_Available data_
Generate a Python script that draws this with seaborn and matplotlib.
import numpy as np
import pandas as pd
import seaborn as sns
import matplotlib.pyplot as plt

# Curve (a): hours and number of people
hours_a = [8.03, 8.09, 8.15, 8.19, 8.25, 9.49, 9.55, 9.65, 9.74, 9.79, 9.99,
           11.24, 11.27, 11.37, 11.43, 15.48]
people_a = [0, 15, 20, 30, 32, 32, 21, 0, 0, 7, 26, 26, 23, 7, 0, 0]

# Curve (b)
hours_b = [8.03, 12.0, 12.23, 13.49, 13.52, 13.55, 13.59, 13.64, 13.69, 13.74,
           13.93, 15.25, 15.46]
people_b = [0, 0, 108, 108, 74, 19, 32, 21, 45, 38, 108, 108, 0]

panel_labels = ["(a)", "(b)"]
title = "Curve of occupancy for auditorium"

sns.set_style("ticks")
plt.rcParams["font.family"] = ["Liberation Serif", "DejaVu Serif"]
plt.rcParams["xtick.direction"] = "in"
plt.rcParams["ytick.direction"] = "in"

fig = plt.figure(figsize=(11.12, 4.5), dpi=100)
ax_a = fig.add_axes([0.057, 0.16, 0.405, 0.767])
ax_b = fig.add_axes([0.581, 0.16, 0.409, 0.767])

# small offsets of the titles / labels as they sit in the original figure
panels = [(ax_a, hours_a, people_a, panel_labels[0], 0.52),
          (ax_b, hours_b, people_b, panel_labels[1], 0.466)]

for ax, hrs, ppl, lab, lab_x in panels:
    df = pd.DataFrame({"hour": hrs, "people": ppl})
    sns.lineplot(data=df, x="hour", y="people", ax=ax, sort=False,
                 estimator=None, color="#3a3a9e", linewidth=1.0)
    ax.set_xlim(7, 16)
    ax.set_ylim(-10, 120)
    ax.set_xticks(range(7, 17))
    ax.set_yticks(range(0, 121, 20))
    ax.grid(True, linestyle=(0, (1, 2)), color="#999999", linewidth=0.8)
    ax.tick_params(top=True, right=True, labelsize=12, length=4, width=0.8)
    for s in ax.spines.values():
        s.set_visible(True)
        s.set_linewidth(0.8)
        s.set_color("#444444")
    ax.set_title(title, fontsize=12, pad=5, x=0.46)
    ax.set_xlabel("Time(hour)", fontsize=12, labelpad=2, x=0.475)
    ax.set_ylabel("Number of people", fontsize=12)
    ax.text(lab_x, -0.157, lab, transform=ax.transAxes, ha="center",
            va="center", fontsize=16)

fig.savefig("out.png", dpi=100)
--
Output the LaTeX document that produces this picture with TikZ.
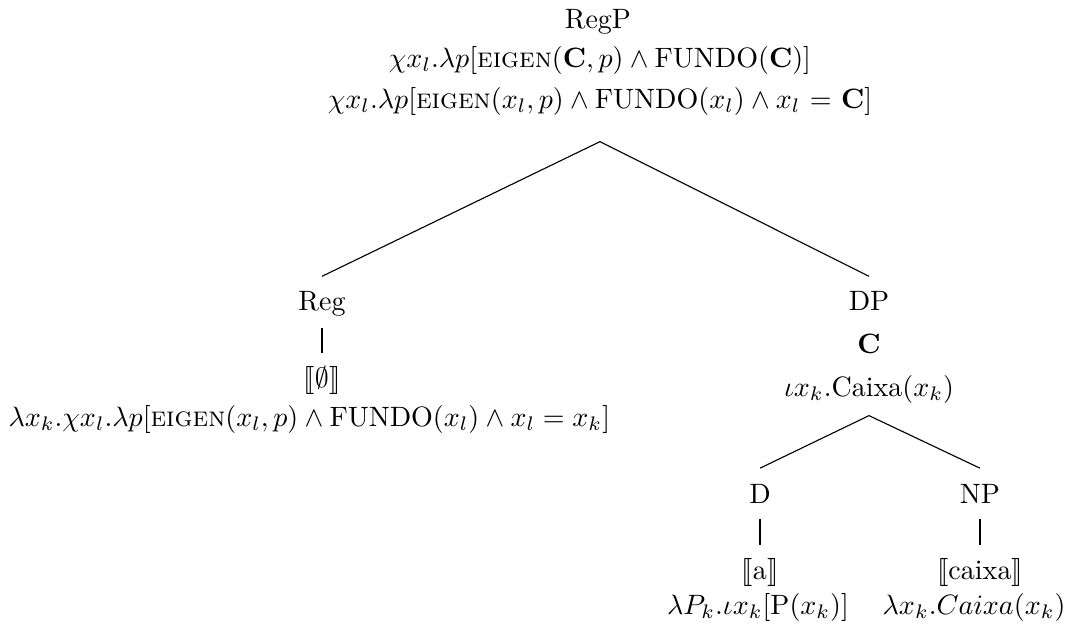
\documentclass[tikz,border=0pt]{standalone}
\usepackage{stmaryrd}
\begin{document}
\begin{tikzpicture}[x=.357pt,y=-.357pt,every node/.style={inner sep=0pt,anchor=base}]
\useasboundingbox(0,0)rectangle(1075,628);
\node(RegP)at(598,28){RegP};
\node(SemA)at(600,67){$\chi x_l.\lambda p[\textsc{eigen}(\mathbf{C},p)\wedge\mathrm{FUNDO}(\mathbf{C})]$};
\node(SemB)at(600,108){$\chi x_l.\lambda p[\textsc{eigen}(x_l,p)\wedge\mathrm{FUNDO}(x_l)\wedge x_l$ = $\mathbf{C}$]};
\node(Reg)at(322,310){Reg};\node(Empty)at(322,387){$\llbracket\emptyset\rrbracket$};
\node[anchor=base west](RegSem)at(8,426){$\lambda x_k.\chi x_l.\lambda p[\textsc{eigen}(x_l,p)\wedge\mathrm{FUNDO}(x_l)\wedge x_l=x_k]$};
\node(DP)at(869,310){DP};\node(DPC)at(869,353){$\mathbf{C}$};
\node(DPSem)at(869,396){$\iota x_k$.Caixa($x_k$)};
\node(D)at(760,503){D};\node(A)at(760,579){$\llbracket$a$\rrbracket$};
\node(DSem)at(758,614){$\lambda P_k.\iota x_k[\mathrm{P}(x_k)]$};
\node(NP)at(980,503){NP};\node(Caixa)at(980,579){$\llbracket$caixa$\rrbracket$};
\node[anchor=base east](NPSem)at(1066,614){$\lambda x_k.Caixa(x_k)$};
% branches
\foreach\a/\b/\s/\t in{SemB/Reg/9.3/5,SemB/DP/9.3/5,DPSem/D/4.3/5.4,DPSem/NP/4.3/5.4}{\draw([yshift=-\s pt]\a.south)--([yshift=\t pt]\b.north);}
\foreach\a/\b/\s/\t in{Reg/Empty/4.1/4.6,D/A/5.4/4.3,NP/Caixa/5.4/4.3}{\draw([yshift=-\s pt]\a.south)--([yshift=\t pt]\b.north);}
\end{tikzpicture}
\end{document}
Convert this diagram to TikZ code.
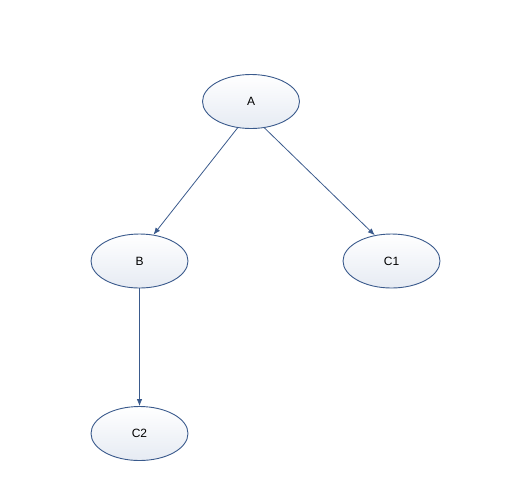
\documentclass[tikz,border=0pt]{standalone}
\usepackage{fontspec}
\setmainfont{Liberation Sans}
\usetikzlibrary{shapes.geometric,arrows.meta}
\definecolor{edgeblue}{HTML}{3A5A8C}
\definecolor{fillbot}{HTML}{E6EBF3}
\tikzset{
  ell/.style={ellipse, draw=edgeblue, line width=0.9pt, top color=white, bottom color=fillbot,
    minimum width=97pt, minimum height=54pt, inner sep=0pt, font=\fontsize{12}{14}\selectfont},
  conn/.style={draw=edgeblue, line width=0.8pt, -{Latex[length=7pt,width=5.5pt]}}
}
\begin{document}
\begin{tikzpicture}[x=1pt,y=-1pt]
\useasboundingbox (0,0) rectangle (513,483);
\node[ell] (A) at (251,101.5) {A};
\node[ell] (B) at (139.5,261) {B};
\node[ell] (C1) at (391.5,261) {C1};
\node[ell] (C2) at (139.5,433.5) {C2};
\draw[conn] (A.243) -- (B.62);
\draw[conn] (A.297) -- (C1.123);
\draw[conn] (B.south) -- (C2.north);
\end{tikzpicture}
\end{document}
--
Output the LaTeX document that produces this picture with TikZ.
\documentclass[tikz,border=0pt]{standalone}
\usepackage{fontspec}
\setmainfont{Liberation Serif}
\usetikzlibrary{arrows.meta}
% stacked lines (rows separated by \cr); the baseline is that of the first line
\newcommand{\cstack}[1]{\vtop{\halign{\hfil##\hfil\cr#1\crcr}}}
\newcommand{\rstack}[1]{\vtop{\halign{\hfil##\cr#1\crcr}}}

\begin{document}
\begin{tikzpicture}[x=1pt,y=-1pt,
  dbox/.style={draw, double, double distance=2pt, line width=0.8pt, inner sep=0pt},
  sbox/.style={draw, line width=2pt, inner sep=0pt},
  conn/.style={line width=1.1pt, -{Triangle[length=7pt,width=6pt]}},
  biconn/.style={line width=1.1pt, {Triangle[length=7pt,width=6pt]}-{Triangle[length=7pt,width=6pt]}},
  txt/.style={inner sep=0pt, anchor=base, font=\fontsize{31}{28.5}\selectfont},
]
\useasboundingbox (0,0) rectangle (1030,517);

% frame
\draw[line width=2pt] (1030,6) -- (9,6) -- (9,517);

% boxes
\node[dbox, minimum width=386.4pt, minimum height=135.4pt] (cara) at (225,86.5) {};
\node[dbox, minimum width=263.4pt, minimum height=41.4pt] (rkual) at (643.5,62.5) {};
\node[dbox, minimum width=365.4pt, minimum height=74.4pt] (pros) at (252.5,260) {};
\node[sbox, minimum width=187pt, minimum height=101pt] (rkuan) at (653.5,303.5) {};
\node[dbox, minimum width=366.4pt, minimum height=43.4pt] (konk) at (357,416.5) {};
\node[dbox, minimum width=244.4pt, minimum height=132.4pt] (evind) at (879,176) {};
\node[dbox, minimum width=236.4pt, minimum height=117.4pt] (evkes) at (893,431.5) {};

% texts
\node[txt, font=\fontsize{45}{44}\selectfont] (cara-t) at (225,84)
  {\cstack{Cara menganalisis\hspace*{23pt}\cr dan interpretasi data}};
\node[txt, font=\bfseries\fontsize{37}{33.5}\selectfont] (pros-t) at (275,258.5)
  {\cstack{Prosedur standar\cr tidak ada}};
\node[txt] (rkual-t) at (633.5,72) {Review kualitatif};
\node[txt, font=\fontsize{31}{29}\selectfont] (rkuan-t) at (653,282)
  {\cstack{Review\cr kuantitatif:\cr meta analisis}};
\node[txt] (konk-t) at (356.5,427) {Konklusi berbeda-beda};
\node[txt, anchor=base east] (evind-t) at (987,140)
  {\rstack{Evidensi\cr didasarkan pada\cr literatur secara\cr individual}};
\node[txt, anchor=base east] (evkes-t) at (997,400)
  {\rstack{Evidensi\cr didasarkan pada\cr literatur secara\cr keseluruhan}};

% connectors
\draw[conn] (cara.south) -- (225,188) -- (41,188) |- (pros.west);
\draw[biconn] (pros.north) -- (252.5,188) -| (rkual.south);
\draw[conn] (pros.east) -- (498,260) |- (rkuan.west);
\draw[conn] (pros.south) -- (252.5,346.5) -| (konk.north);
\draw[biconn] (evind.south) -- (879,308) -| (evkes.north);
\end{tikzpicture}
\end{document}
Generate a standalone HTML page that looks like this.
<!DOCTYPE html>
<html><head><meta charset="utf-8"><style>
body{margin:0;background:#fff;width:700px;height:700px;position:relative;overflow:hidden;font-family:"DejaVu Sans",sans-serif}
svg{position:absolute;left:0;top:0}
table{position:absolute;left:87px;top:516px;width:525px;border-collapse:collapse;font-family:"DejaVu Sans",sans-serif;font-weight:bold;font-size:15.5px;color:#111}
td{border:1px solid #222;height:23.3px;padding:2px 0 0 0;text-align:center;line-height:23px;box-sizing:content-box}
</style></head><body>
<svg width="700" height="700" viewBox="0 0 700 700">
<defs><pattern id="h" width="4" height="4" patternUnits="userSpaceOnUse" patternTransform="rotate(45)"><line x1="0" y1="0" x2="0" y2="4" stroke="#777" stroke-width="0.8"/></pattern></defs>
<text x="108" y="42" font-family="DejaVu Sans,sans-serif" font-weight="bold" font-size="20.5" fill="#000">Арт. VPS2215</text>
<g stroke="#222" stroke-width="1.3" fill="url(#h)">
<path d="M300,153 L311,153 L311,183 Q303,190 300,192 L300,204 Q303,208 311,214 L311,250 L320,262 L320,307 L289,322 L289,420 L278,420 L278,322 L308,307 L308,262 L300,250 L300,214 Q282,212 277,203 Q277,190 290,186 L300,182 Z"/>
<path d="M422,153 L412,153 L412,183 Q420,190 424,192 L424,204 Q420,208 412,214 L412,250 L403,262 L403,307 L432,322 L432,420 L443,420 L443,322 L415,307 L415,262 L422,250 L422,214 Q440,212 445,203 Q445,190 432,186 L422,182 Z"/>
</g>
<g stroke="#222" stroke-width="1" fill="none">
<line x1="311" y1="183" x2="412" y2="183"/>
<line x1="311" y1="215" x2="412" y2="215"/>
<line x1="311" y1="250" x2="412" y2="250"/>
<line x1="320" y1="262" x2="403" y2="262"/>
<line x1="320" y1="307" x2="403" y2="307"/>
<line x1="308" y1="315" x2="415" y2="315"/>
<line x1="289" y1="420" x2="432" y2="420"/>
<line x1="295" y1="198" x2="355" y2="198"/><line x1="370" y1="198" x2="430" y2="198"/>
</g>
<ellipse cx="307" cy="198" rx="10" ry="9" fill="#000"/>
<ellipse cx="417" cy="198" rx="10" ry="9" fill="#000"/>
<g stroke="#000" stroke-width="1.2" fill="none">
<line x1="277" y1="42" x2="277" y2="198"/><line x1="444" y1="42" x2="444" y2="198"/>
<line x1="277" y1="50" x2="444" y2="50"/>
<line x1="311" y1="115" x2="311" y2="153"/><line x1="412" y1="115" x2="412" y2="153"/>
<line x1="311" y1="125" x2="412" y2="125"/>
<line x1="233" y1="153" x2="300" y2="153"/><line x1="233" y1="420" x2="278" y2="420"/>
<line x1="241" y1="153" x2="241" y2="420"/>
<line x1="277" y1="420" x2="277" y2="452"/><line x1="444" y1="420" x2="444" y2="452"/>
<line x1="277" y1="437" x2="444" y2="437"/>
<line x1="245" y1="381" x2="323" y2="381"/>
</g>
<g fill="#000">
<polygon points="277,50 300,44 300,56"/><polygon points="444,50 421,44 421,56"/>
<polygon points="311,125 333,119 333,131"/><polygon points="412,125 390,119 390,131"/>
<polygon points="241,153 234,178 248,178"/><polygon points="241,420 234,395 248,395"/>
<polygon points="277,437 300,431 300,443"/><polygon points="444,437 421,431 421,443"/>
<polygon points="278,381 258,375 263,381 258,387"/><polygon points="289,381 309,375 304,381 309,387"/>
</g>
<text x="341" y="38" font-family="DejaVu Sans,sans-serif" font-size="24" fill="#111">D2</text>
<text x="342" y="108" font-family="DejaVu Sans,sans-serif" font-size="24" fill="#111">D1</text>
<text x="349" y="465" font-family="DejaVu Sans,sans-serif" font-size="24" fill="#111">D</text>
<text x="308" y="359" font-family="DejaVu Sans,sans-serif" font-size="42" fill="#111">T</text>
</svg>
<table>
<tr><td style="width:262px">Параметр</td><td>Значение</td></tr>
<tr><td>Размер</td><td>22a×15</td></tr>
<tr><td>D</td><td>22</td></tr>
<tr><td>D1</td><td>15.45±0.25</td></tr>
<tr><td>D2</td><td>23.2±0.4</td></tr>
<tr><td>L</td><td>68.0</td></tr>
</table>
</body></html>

_Direction_
Whichever lines contain the string "matplotlib", select and copy them.

_Answer for this exercise_
Generate a Python script that draws this with seaborn and matplotlib.
import matplotlib.pyplot as plt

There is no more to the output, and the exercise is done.